Many of us like to think we’re savvy when it comes to trying to save money on our energy bills.
Over the years you migth have found yourself thinking you’ve learnt a thing or two about cutting costs.
But it turns out we might have picked up one or two mistakes along the way. And an expert says these could now be costing us money, reports the Daily Star.
And with the cost of living continuing to hit families in the pocket, it is worth looking at some of the money saving myths that could be costing you cash.
Myths like dishwashers using far more water than hand washing, or that tumble dryers are not cost-effective when drying clothes, circulate the internet all the time.
For those seeking clarity on appliances rumours, look no further. Gwilym Snook, appliance expert at AO.com, has offered some handy tips. Here’s how to make the most of your energy.
Are dishwashers really more costly?
The debate between buying a dishwasher and washing your plates by hand rages on regularly. And it appears the dishwasher could actually use less energy.
According to the Energy Saving Trust, hand-washing dishes accounts for around 4% of an average household’s water use. While dishwashers only make up 1%.
The takes into account washing the dishes while leaving the tap running – a common mistake that actually leads to more households finding themselves out of pocket. Using a dishwasher meanwhile ensures the water is the right temperature and clean enough to wash dishes thoroughly – something far more difficult to achieve with hand-washing.
There is a common misconception that using an eco cycle uses more energy because it takes longer. But in truth, each eco setting uses a lower temperature and less water.
This means, on average, economy functions use 30% less energy and water when compared to a standard function.
Are tumble dryers dearer than air drying?

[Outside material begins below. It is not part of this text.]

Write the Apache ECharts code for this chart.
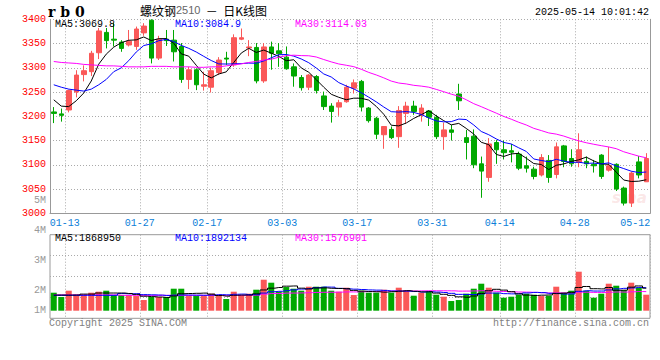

A common myth, experts say, is that tumble drying your clothing is more expensive because the appliances are an extra burden to your bill – this again appears to be wrong.
A heat pump tumble dryer costs 63p for an average cycle. Which is a smaller figure than using central heating to dry your clothing this winter.
Heat pump dyres recycle the hot hair created inside the drum to dry clothing, which saves energy and is the eco-friendlier choice. To reduce costs even further this winter, you can look to dry your clothes between 10pm and 8am during off-peak electricity hours.
Are electric ovens pricey?
Many households appear reluctant to buy an electric oven over cost fears. But they could actually consume less energy than you might think, reports the Star.
An average electric oven only accounts for around 8% of a household electricity bill. A tiny fraction considering a fridge is 30% of the same usage.
However, be mindful when using your oven, as you don’t want to needlessly waste energy. Only preheat your oven when necessary, and be sure to clean your oven once a month so it runs efficiently.
Do old fridges save money?
A well-known myth is that and older fridges save you money, however, this is simply not true. Old refrigerators use far more energy than newer fridges and cost more to run daily.
Newer fridges offer better energy-efficiency and have greater features than their older counterparts. Modern additions like autodefrost also help make fridges more efficient.
To help keep your fridge energy-efficient, make sure it is stocked up so that the temperature stays cooler for longer. As a rule of thumb, leave roughly 20% as open space to ensure your fridge runs efficiently.
Do appliances use power in standby?
A commonly believed myth is that appliances don’t use power in standby mode. Unfortunately, this is false – when an appliance like your TV or microwave is on standby mode, it will still use a notable volume of electricity.
Instead, either turn the plug off at the switch, or simply remove it to make sure your appliances aren’t on. Alternatively, you can look at smart home technology, which will allow you to control your devices at a click of a button.
Keep on top of standby mode and you’ll notice a change to your electricity bills.